[Code that draws figures]

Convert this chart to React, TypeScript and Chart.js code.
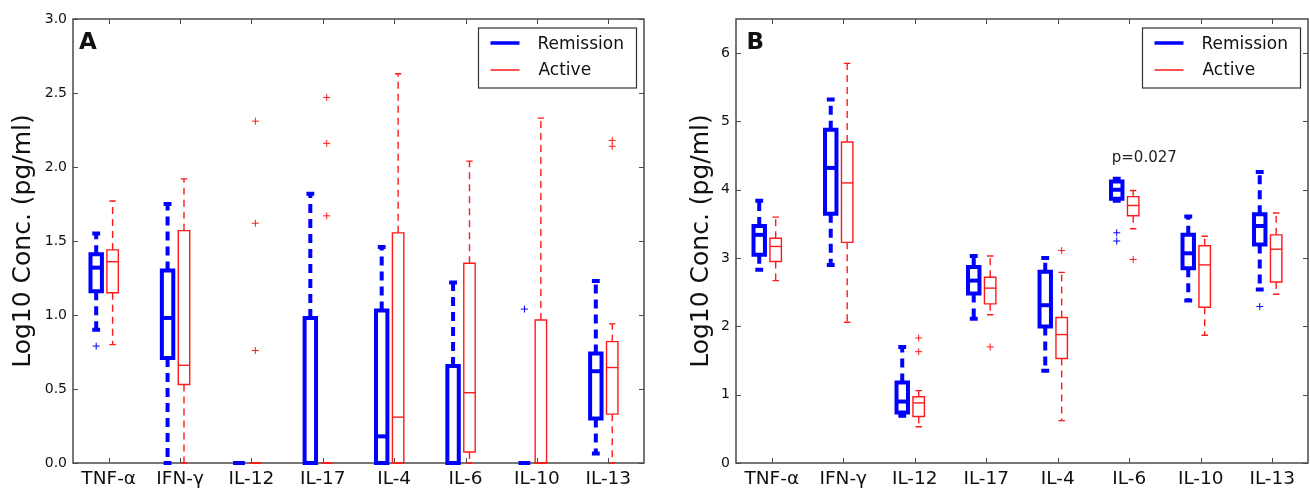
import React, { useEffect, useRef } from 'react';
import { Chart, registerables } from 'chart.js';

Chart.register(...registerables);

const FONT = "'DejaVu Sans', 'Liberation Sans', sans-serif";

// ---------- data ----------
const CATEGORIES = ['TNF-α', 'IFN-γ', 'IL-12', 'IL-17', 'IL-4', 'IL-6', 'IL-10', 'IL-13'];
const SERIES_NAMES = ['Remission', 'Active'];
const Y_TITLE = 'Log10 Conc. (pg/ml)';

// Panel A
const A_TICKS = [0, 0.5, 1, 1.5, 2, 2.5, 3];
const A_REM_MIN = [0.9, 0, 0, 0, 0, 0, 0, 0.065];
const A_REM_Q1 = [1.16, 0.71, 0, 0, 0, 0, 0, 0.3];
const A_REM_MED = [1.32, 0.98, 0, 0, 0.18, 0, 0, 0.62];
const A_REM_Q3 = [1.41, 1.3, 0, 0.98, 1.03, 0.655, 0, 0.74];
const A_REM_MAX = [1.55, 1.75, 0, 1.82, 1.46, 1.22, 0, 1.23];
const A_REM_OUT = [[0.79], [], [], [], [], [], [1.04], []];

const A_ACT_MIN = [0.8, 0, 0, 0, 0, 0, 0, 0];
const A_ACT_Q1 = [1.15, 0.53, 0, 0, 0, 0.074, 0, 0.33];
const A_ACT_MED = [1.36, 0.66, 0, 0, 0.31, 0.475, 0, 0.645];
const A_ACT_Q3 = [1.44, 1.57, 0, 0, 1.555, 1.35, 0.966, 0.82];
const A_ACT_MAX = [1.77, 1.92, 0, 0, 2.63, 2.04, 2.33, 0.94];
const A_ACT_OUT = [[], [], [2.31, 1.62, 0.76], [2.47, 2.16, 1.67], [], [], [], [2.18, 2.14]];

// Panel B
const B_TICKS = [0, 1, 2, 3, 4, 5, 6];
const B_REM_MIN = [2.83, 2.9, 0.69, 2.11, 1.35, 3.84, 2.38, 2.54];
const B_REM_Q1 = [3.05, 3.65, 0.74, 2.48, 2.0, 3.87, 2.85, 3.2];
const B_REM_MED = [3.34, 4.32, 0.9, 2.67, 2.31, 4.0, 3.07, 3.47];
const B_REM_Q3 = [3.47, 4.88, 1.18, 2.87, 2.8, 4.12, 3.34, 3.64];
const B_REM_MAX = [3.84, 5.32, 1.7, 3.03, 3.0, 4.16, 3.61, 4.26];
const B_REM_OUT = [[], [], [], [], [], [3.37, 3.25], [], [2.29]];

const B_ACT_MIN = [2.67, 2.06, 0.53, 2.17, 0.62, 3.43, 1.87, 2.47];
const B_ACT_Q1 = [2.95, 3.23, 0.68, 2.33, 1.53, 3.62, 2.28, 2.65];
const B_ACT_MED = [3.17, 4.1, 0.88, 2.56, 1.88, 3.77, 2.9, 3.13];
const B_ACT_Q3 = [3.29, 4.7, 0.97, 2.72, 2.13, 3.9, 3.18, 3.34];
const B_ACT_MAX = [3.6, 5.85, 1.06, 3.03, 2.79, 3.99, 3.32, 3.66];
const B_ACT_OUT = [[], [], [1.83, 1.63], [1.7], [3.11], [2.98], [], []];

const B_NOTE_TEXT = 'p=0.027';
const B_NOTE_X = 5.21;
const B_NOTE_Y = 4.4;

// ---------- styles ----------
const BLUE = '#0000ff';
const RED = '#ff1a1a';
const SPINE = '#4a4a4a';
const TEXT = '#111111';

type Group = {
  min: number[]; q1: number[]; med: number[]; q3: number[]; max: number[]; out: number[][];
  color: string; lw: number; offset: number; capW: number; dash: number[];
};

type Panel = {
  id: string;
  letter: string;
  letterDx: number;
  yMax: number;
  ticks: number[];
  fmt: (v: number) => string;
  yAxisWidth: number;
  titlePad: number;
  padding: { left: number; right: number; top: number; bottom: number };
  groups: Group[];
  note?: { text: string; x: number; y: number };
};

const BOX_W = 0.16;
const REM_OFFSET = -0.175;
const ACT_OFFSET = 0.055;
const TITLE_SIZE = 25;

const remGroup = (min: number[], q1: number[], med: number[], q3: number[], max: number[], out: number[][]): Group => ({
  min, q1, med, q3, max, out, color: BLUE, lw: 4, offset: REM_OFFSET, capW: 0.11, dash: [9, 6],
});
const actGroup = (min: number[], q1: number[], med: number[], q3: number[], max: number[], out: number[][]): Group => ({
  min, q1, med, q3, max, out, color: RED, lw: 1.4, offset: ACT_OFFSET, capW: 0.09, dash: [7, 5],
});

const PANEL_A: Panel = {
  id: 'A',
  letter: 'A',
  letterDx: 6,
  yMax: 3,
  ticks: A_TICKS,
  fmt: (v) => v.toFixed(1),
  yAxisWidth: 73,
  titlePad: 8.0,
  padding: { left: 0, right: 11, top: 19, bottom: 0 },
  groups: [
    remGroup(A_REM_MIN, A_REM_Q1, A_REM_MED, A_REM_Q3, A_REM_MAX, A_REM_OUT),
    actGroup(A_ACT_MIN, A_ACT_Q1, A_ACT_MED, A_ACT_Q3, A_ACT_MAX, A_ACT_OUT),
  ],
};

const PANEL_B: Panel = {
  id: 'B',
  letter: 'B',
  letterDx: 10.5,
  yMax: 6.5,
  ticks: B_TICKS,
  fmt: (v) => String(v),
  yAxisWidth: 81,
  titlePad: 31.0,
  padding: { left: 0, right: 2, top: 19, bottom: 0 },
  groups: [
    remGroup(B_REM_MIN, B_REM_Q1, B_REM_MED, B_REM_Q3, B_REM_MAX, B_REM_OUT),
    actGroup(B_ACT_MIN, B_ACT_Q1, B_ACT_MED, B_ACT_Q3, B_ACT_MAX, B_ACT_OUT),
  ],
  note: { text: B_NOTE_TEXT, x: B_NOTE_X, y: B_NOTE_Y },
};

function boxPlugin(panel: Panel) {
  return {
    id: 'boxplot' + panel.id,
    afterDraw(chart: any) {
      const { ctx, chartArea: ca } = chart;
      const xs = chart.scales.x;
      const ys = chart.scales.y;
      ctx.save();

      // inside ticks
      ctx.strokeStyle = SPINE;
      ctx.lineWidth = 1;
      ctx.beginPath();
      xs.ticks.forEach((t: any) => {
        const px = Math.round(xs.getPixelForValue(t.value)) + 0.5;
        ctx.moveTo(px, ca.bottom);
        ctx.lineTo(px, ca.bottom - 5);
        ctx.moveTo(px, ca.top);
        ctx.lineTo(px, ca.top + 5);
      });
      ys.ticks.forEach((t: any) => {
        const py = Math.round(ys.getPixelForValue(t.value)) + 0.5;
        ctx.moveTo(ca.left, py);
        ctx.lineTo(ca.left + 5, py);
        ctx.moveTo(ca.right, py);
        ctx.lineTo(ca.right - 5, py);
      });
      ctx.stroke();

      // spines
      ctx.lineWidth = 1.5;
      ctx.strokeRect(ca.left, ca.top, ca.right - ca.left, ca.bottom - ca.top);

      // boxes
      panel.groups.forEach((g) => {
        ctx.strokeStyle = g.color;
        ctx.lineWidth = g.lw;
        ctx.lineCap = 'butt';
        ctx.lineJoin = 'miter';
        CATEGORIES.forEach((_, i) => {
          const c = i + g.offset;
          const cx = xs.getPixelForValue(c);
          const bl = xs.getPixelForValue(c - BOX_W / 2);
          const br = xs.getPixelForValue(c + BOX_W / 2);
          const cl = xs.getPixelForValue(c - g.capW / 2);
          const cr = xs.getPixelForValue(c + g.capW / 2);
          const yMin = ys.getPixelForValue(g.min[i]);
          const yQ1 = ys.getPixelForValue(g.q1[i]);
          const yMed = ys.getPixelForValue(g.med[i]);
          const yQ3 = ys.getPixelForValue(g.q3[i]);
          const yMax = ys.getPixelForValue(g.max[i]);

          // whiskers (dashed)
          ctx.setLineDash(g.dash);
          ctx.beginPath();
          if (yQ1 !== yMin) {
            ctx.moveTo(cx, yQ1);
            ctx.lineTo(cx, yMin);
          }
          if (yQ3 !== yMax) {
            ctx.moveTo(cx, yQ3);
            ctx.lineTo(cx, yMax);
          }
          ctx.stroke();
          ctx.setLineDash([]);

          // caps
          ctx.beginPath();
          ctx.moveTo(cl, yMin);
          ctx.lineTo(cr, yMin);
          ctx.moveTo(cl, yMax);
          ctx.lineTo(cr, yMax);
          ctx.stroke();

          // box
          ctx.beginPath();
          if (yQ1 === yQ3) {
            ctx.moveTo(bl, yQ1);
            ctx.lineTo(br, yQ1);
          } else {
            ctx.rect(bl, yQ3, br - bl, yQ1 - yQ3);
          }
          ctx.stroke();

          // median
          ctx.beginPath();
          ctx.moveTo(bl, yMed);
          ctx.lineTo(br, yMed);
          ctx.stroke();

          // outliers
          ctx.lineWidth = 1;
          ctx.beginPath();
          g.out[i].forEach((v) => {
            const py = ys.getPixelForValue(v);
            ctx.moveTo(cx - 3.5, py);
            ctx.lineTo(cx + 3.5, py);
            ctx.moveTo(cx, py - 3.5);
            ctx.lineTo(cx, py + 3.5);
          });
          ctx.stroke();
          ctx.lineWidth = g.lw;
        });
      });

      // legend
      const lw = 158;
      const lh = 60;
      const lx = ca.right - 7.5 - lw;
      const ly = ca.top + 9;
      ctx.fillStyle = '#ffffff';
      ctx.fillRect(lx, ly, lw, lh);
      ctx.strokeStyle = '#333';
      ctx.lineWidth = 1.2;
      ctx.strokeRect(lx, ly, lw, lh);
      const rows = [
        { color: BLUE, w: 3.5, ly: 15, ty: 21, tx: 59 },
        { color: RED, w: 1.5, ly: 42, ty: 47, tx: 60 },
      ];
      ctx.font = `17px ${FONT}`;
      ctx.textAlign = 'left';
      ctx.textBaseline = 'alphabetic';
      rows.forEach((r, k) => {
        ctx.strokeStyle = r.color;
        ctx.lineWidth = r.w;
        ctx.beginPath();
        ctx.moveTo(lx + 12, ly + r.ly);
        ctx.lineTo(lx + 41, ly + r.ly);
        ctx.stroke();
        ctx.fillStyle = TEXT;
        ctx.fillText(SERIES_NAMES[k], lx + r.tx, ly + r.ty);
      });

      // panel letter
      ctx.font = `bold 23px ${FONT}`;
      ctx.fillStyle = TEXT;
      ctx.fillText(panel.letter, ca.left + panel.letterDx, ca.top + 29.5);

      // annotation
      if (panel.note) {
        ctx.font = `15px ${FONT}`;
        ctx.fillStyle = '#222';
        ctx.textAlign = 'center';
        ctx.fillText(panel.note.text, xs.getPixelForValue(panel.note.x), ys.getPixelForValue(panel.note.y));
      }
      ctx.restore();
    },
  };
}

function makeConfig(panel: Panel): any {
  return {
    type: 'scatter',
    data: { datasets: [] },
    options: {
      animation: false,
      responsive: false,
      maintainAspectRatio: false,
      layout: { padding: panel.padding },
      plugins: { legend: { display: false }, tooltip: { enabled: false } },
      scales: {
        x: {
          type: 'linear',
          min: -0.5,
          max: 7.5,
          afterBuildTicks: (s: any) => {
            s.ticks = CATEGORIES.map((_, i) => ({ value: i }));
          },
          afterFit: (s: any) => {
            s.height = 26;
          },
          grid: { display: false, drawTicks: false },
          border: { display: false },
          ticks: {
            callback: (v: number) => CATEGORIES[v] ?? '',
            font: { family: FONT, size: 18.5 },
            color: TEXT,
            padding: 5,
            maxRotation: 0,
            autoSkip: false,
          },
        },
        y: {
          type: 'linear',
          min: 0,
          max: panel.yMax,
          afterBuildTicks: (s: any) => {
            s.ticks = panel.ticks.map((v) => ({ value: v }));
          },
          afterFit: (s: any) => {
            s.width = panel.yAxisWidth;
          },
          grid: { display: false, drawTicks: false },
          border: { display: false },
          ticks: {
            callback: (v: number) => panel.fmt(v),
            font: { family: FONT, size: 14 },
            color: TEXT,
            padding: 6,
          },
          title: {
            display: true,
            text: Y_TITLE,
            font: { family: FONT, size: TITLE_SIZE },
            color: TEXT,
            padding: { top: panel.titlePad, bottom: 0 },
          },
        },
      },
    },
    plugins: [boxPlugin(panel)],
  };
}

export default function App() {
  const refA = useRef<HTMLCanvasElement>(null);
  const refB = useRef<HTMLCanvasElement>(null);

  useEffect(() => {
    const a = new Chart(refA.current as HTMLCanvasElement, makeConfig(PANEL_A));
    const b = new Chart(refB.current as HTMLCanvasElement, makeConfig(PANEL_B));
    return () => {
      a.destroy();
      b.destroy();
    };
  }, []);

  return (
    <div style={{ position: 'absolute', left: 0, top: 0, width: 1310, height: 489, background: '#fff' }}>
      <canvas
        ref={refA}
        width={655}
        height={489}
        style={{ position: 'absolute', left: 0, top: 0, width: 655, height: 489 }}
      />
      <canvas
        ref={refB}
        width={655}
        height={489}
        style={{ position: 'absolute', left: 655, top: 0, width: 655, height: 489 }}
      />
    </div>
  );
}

---

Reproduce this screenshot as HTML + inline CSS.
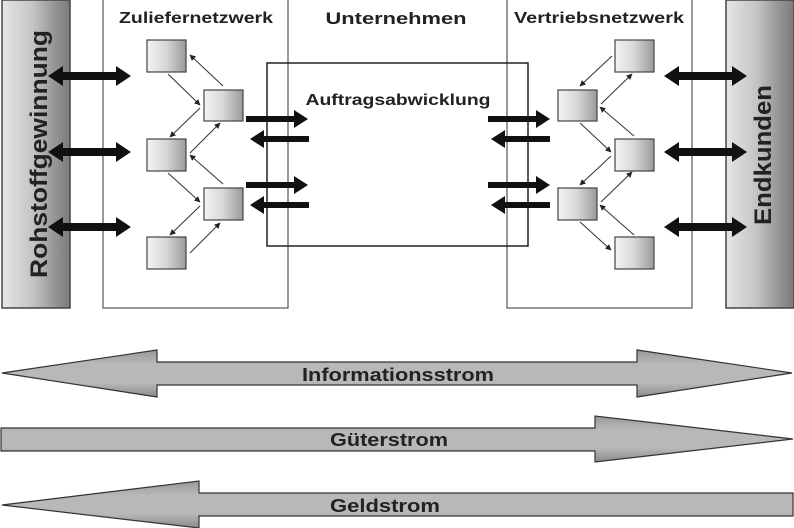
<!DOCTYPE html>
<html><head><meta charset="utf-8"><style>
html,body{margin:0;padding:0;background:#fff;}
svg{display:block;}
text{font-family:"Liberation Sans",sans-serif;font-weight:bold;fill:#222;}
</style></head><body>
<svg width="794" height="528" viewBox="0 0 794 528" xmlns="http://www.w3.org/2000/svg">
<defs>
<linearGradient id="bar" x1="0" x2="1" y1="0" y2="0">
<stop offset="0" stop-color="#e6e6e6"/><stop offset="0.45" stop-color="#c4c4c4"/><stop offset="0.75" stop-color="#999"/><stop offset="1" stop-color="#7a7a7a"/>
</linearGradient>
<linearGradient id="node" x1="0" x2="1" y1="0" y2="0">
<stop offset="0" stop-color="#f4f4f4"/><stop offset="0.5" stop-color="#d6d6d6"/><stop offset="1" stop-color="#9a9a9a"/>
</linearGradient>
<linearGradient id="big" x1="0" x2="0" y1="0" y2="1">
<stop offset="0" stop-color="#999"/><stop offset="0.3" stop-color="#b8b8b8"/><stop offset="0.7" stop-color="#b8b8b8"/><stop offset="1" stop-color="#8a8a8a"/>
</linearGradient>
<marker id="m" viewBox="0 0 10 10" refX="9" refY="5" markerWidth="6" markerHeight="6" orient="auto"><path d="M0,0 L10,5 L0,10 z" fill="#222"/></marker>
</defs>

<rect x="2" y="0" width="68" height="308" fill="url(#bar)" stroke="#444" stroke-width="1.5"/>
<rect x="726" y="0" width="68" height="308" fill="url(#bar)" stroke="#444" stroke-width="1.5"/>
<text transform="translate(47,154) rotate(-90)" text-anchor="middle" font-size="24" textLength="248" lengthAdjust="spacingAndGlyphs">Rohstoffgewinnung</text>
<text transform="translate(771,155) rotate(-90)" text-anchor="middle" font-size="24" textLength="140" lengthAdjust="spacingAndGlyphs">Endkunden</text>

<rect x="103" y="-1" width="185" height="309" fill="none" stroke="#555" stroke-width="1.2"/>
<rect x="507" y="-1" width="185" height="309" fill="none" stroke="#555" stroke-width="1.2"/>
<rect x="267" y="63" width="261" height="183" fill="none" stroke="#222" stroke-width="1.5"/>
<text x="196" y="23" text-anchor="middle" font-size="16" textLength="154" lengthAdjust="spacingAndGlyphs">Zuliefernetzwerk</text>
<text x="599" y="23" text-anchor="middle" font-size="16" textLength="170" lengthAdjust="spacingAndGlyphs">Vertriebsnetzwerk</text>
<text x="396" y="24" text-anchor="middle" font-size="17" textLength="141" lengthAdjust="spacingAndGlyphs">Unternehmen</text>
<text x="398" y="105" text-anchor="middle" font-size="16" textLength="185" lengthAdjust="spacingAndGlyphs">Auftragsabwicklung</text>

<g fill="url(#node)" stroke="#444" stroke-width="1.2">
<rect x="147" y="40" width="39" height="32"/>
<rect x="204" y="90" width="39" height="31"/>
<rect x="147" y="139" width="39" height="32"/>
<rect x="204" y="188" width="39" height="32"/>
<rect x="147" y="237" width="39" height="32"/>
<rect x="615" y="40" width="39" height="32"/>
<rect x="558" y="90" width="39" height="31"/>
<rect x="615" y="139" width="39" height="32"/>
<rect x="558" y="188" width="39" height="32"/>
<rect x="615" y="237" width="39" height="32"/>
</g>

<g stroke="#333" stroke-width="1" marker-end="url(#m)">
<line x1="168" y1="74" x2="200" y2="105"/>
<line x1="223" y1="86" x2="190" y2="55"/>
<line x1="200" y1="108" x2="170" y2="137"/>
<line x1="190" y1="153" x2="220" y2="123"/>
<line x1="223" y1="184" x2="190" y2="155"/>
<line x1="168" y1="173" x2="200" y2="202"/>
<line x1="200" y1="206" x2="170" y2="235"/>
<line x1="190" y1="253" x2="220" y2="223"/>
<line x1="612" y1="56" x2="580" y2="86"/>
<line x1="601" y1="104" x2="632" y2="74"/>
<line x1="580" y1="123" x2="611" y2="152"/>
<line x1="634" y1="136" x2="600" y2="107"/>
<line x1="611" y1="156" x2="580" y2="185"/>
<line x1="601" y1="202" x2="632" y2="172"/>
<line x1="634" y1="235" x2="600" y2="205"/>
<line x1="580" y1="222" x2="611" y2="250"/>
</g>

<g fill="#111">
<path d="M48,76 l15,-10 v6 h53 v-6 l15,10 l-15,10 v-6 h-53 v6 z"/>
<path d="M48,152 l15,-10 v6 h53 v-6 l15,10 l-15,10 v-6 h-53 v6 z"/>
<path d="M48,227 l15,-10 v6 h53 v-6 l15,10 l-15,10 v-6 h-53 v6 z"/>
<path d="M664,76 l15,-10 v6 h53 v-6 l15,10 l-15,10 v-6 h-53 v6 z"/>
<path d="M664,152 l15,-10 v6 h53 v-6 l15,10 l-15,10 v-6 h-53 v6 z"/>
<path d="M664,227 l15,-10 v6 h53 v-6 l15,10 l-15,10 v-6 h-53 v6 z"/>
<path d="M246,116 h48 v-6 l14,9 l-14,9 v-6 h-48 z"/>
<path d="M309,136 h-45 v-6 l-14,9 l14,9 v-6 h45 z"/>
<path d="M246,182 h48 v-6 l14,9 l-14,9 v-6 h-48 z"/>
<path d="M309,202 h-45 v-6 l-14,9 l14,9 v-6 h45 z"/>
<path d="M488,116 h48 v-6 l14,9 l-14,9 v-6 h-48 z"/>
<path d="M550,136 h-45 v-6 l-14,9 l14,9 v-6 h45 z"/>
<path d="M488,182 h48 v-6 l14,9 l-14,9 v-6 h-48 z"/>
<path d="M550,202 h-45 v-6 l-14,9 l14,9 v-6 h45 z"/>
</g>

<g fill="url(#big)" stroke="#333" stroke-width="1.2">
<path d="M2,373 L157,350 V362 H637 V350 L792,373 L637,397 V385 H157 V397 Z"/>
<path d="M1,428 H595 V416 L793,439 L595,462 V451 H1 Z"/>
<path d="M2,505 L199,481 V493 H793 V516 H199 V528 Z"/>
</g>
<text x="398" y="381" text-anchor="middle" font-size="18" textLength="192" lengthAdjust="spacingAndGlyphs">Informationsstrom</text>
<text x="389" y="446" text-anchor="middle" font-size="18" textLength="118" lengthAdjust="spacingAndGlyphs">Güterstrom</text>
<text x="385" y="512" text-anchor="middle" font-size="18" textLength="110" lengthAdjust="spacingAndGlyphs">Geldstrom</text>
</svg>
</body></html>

SHORT TASK
Restate word for word the lines that begin at the one with "Convert this chart" and end at the one with "3.25], [], [2.29]];", including both, and leave every picture aside.

TASK RESULT
Convert this chart to React, TypeScript and Chart.js code.
import React, { useEffect, useRef } from 'react';
import { Chart, registerables } from 'chart.js';

Chart.register(...registerables);

const FONT = "'DejaVu Sans', 'Liberation Sans', sans-serif";

// ---------- data ----------
const CATEGORIES = ['TNF-α', 'IFN-γ', 'IL-12', 'IL-17', 'IL-4', 'IL-6', 'IL-10', 'IL-13'];
const SERIES_NAMES = ['Remission', 'Active'];
const Y_TITLE = 'Log10 Conc. (pg/ml)';

// Panel A
const A_TICKS = [0, 0.5, 1, 1.5, 2, 2.5, 3];
const A_REM_MIN = [0.9, 0, 0, 0, 0, 0, 0, 0.065];
const A_REM_Q1 = [1.16, 0.71, 0, 0, 0, 0, 0, 0.3];
const A_REM_MED = [1.32, 0.98, 0, 0, 0.18, 0, 0, 0.62];
const A_REM_Q3 = [1.41, 1.3, 0, 0.98, 1.03, 0.655, 0, 0.74];
const A_REM_MAX = [1.55, 1.75, 0, 1.82, 1.46, 1.22, 0, 1.23];
const A_REM_OUT = [[0.79], [], [], [], [], [], [1.04], []];

const A_ACT_MIN = [0.8, 0, 0, 0, 0, 0, 0, 0];
const A_ACT_Q1 = [1.15, 0.53, 0, 0, 0, 0.074, 0, 0.33];
const A_ACT_MED = [1.36, 0.66, 0, 0, 0.31, 0.475, 0, 0.645];
const A_ACT_Q3 = [1.44, 1.57, 0, 0, 1.555, 1.35, 0.966, 0.82];
const A_ACT_MAX = [1.77, 1.92, 0, 0, 2.63, 2.04, 2.33, 0.94];
const A_ACT_OUT = [[], [], [2.31, 1.62, 0.76], [2.47, 2.16, 1.67], [], [], [], [2.18, 2.14]];

// Panel B
const B_TICKS = [0, 1, 2, 3, 4, 5, 6];
const B_REM_MIN = [2.83, 2.9, 0.69, 2.11, 1.35, 3.84, 2.38, 2.54];
const B_REM_Q1 = [3.05, 3.65, 0.74, 2.48, 2.0, 3.87, 2.85, 3.2];
const B_REM_MED = [3.34, 4.32, 0.9, 2.67, 2.31, 4.0, 3.07, 3.47];
const B_REM_Q3 = [3.47, 4.88, 1.18, 2.87, 2.8, 4.12, 3.34, 3.64];
const B_REM_MAX = [3.84, 5.32, 1.7, 3.03, 3.0, 4.16, 3.61, 4.26];
const B_REM_OUT = [[], [], [], [], [], [3.37, 3.25], [], [2.29]];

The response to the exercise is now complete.